Philosophers often disagree on what they do and how they do it. Since the time of Plato, philosophers have quibbled over the meanings of words and how those meanings affect arguments and theories. For playtime philosophers, two fundamental questions still dominate research: What is play? How is playful activity distinguished from non-play?
Luther Halsey Gulick’s A Philosophy of Play appeared early in the 20th century, but it remains useful (and available, in reprint and online) and should be considered a key resource. But the most rigorous treatment is The Philosophy of Play, edited by Emily Ryall, Wendy Russell, and Malcolm MacLean, which comprises essays that explore play in the context of the history of philosophy and bring Plato, Nietzsche, Wittgenstein, and Sartre into the discussion.

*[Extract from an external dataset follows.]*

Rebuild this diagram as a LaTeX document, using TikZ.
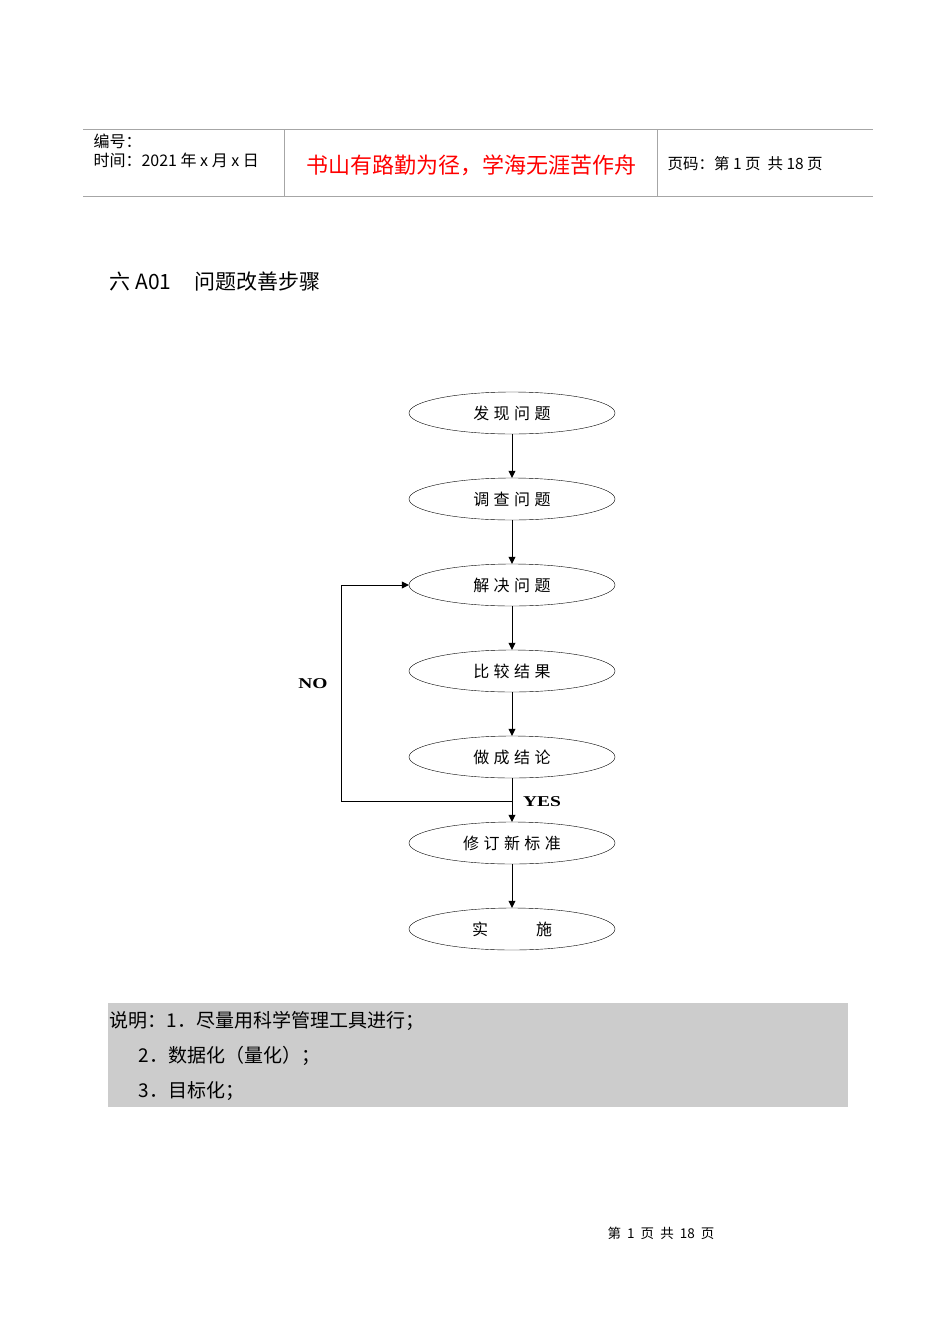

Many playtime philosophers come down on the side of natural law theory, which argues that child’s play is natural and therefore good, and that recent forms of play have drifted away from this natural foundation. Nathaniel Cross Gindele’s doctoral dissertation A Naturalistic Philosophy of Play, which can be downloaded from the internet through Duke University Libraries, is an excellent and useful example of applied natural law philosophy. Finally, some playtime philosophers are interested in aesthetics, and they explore the relationships between play and the human sense of beauty. Those interested in the aesthetics of play will find Mihai Spariosu’s Dionysus Reborn: Play and the Aesthetic Dimension in Modern Philosophical and Scientific Discourse a good, albeit somewhat dated, starting point.